Les activités artistiques développent la sensibilité des
tout petits, impriment en eux la notion du beau, développent leur
motricité fine, une des étapes vers l'écriture, et leur
font acquérir une estime de soi après un dessin ou une peinture;
la littérature, ils la découvrent sous forme d'images à
commenter pour faire vivre leur imaginaire. Ensuite il y a les contes. La
manipulation des livres ne doit pas être négligée. Si
l'enfant est en contact avec des livres, il s'intéressera à la
littérature, il continuera à lire et, pourquoi pas, à écrire
plus tard.
Il est donc indispensable d'initier les enfants au livre dès le plus jeune âge ?

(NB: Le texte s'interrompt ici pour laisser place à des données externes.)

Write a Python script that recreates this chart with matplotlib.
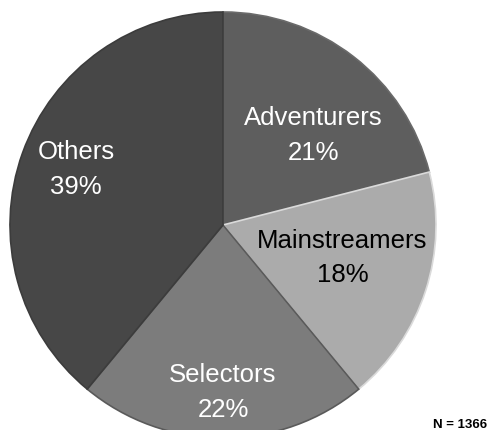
"""Pie chart of customer segments (N = 1366)."""

import matplotlib
matplotlib.use("Agg")
import matplotlib.pyplot as plt
import numpy as np
from matplotlib import font_manager

SEGMENTS = ["Adventurers", "Mainstreamers", "Selectors", "Others"]
SHARES = [21, 18, 22, 39]
SAMPLE_SIZE = 1366

COLORS = ["#5e5e5e", "#ababab", "#7c7c7c", "#474747"]
TEXT_COLORS = ["white", "black", "white", "white"]
EDGE_COLORS = ["#6a6a6a", "#dadada", "#5a5a5a", "#3c3c3c"]
# label placement: (radius as fraction of pie radius, angle in degrees)
LABEL_POS = [(0.60, 45), (0.58, -15), (0.78, -90), (0.74, 159)]


def pick_font() -> str:
    names = {f.name for f in font_manager.fontManager.ttflist}
    for name in ["Liberation Sans Narrow", "Liberation Sans", "DejaVu Sans"]:
        if name in names:
            return name
    return "DejaVu Sans"


def main() -> None:
    family = pick_font()
    narrow = family == "Liberation Sans Narrow"
    label_size = 22 if narrow else 18.5

    fig = plt.figure(figsize=(4.89, 4.31), dpi=100)
    ax = fig.add_axes([10 / 489, -8 / 431, 426 / 489, 426 / 431])

    wedges, _ = ax.pie(
        SHARES,
        colors=COLORS,
        startangle=90,
        counterclock=False,
        radius=1.0,
        wedgeprops={"linewidth": 1.2},
    )
    for wedge, edge in zip(wedges, EDGE_COLORS):
        wedge.set_edgecolor(edge)

    for name, share, color, (dist, angle) in zip(SEGMENTS, SHARES, TEXT_COLORS, LABEL_POS):
        theta = np.deg2rad(angle)
        ax.text(
            dist * np.cos(theta),
            dist * np.sin(theta),
            f"{name}\n{share}%",
            ha="center",
            va="center",
            color=color,
            fontsize=label_size,
            family=family,
            linespacing=1.57,
        )

    ax.set_xlim(-1, 1)
    ax.set_ylim(-1, 1)
    ax.set_aspect("equal")
    ax.axis("off")

    fig.text(
        0.997,
        3 / 431,
        f"N = {SAMPLE_SIZE}",
        ha="right",
        va="baseline",
        fontsize=11 if narrow else 9.5,
        fontweight="bold",
        family=family,
    )

    fig.savefig("out.png", dpi=100)
    plt.close(fig)


if __name__ == "__main__":
    main()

Indispensable même. Tout le monde y gagne. L'enfant sera habitué à ouvrir un livre sans qu'on le lui demande. Les parents ne seront pas obligés de lui courir après pour qu'il lise, son attention sera plus soutenue en classe. Il aura ainsi davantage de chances de réussir car il sera curieux. Pour l'éveil à l'écriture, il faut mettre à la portée de l'enfant tout ce qui aide à assouplir ses mains, ses poignets (pâte à modeler, pétrissage, découpage etc.), utiliser la méthode graphique pour l'amener sans le brusquer ni le traumatiser vers l'écriture. Il faut retenir au passage qu'en maternelle, l'écriture et la lecture sont très liées...
Des projets ?
Continuer à écrire chaque fois que l'inspiration me visitera. Ce que j'écris sera-t-il un jour édité? Oui, pourquoi pas! Pour ce qui est de la maternelle, j'ai envie de l'agrandir... Nous manquons aussi de tellement de choses sur place. Les moyens font défaut pour beaucoup car souvent, il faut faire dans le social.